David Harding, chairman and head of research of London-based Winton Capital Management Ltd., wants to bridge the gap between two alphas — alpha, a measure of investment outperformance, and the alpha particle, a type of radiation in particle physics.
Mr. Harding is one of two founding patrons of the 14-10 Club at London's Royal Institution of Great Britain, established last year for finance professionals with backgrounds in science and mathematics. Along with Alex Lipton, managing director and co-head of the global quantitative group at Bank of America Merrill Lynch, Mr. Harding said he has long advocated scientific methods in fund management and wanted to help strengthen the relationship between the science and finance communities.

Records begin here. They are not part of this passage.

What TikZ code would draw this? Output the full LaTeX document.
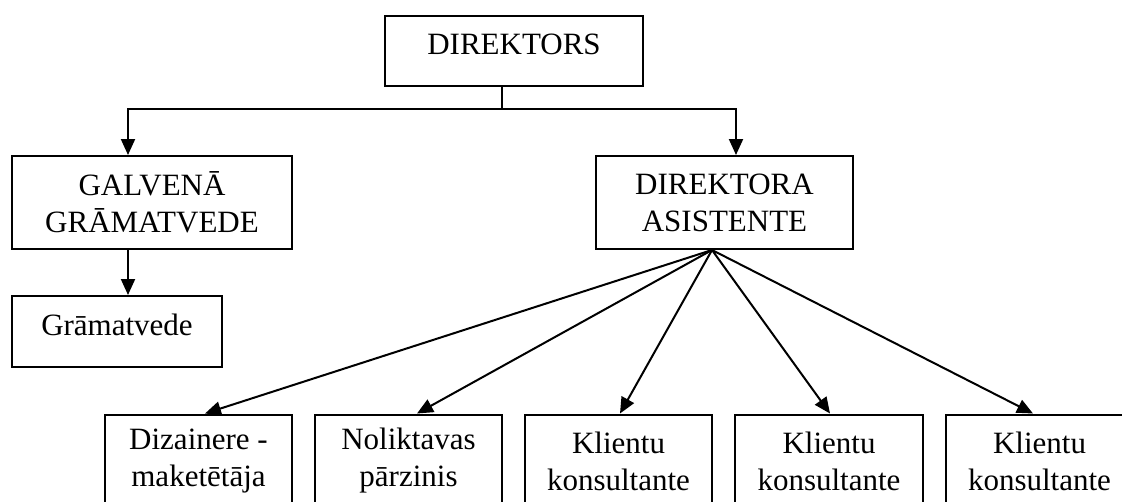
\documentclass[tikz,border=0pt]{standalone}
\usepackage{fontspec}
\setmainfont{Liberation Serif}
\usetikzlibrary{arrows.meta}

\begin{document}
\begin{tikzpicture}[x=1pt, y=-1pt, line width=2pt,
        box/.style = {draw, rectangle, align=center, font=\fontsize{31pt}{37pt}\selectfont},
        onebox/.style = {box, text height=25pt, text depth=18pt},
        arr/.style = {-{Triangle[length=16pt, width=14pt]}}]
        \clip (0,0) rectangle (1122,501);
        \node[onebox, minimum width=258pt, minimum height=70pt] (dir) at (514,51) {DIREKTORS};
        \node[box, minimum width=280pt, minimum height=93pt] (galv) at (152,202.5) {GALVENĀ\\GRĀMATVEDE};
        \node[box, minimum width=257pt, minimum height=93pt] (asis) at (724.5,202.5) {DIREKTORA\\ASISTENTE};
        \node[onebox, minimum width=210pt, minimum height=71pt] (gram) at (117,331.5) {Grāmatvede};
        \node[box, minimum width=187pt, minimum height=93pt] (diz) at (198.5,461) {Dizainere -\\maketētāja};
        \node[box, minimum width=187pt, minimum height=93pt] (nol) at (408.5,461) {Noliktavas\\pārzinis};
        \node[box, minimum width=187pt, minimum height=93pt] (kl1) at (618.5,461) {Klientu\\konsultante};
        \node[box, minimum width=188pt, minimum height=93pt] (kl2) at (829,461) {Klientu\\konsultante};
        \node[box, minimum width=187pt, minimum height=93pt] (kl3) at (1039.5,461) {Klientu\\konsultante};
        \coordinate (split) at (502,109);

        \draw ([xshift=-12pt]dir.south) -- (split);
        \draw[arr] (split) -| ([xshift=-24pt]galv.north);
        \draw[arr] (split) -| ([xshift=11.5pt]asis.north);
        \draw[arr] ([xshift=-24pt]galv.south) -- ([xshift=11pt]gram.north);
        \draw[arr] ([xshift=-12.5pt]asis.south) -- ([xshift=6.5pt]diz.north);
        \draw[arr] ([xshift=-12.5pt]asis.south) -- ([xshift=8.5pt]nol.north);
        \draw[arr] ([xshift=-12.5pt]asis.south) -- ([xshift=1.5pt]kl1.north);
        \draw[arr] ([xshift=-12.5pt]asis.south) -- ([xshift=1pt]kl2.north);
        \draw[arr] ([xshift=-12.5pt]asis.south) -- ([xshift=-6.5pt]kl3.north);
\end{tikzpicture}
\end{document}
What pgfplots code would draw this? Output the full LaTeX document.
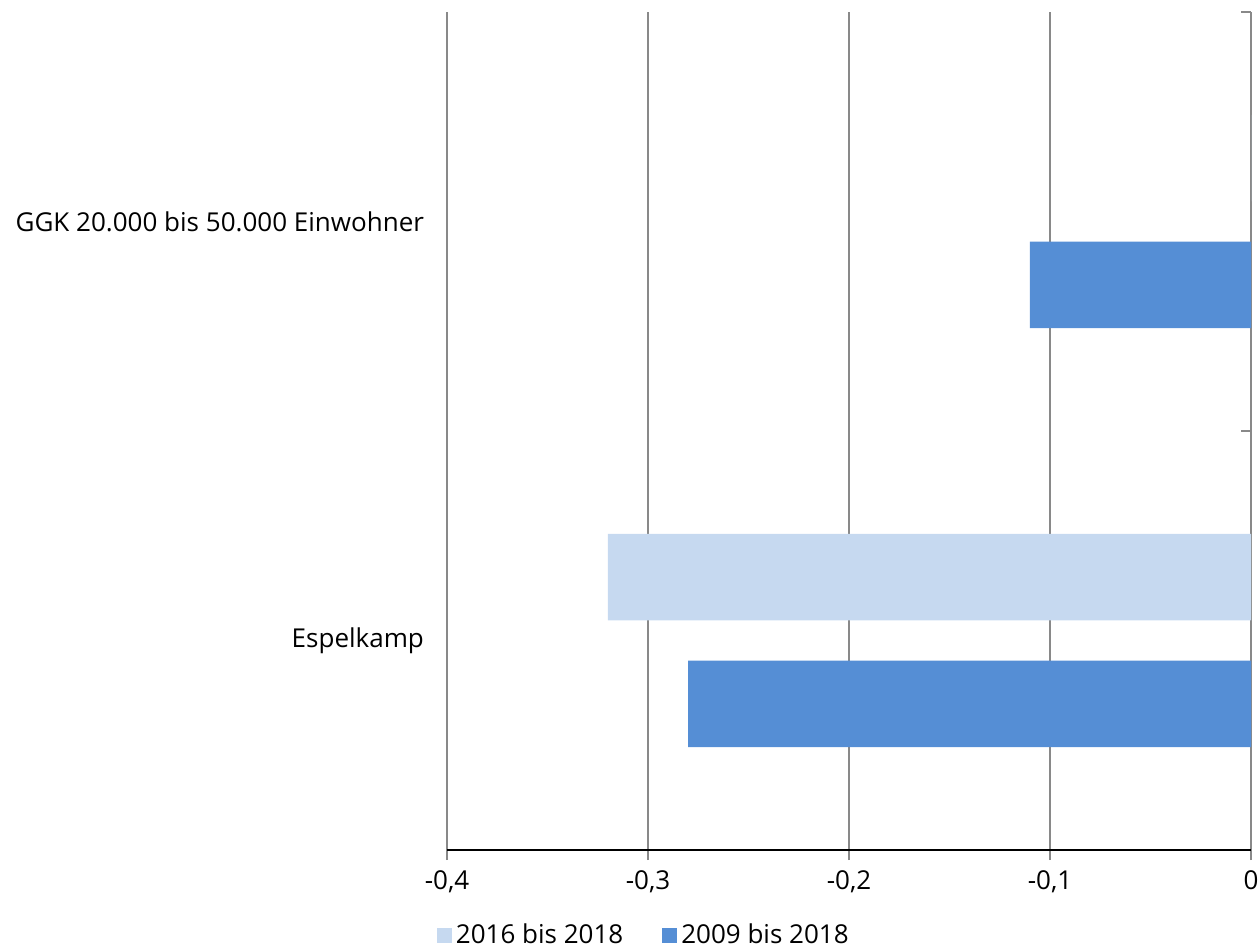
\documentclass[border=0pt]{standalone}
\usepackage{fontspec}
\setmainfont{Open Sans}
\usepackage{pgfplots}
\pgfplotsset{compat=1.18}
\usetikzlibrary{calc}
\definecolor{hellblau}{HTML}{C6D9F0}
\definecolor{blau}{HTML}{558ED5}
\definecolor{gitter}{HTML}{898989}

\begin{document}
\begin{tikzpicture}[font=\fontsize{13}{15}\selectfont]
\begin{axis}[
    scale only axis,
    width=402pt, height=419pt,
    xbar, bar width=43.3pt,
    xmin=-0.4, xmax=0, ymin=-0.5, ymax=1.5,
    axis x line*=bottom,
    x axis line style={black, line width=1pt, -},
    y axis line style={draw=none},
    xtick={-0.4,-0.3,-0.2,-0.1,0},
    xticklabels={{-0,4},{-0,3},{-0,2},{-0,1},0},
    xtick pos=bottom, xticklabel pos=bottom,
    xticklabel style={yshift=-2pt},
    tick align=outside, major tick length=5pt,
    xtick style={gitter, line width=1pt},
    xmajorgrids, grid style={gitter, line width=1pt},
    ytick={-0.5,0.5,1.5},
    y tick label as interval,
    yticklabels={Espelkamp, GGK 20.000 bis 50.000 Einwohner},
    ytick pos=right, yticklabel pos=left,
    ytick style={gitter, line width=1pt, xshift=-5pt},
    yticklabel style={xshift=-3pt},
    legend columns=2,
    legend style={draw=none, fill=none, at={(0.246,0)}, yshift=-42.5pt,
        anchor=center, inner sep=0pt,
        /tikz/every even column/.append style={column sep=17.5pt}},
    legend image code/.code={\fill[#1] (0pt,-3.75pt) rectangle (7.5pt,3.75pt);},
    legend cell align=left,
]
% 2016 bis 2018
\addplot[draw=none, fill=hellblau, bar shift=31.7pt] coordinates {
    (0,1)
    (-0.32,0)
};
% 2009 bis 2018
\addplot[draw=none, fill=blau, bar shift=-31.7pt] coordinates {
    (-0.11,1)
    (-0.28,0)
};
\legend{2016 bis 2018, 2009 bis 2018}
\end{axis}
\pgfresetboundingbox
\useasboundingbox ($(current axis.south west)+(-223.5pt,-48.5pt)$)
    rectangle ($(current axis.north east)+(4pt,6pt)$);
\end{tikzpicture}
\end{document}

“At Winton, we have always prided ourselves on being an empirical scientific research company, but one which specializes in financial asset management,” Mr. Harding said in an e-mail statement. “The Royal Institution was founded in 1799 to promote the application of science,” said Mr. Harding, whose firm has about $29 billion in assets under management. “It is only fitting that it is now turning its attention to the modern applications of science and maths. I am delighted to support the 14-10 Club.”
Meeting on a monthly basis, members gather to hear from top lecturers in science, math and finance. For example, a recent talk was on the subject of “Strings, Black Holes and Quantum Field Theory.”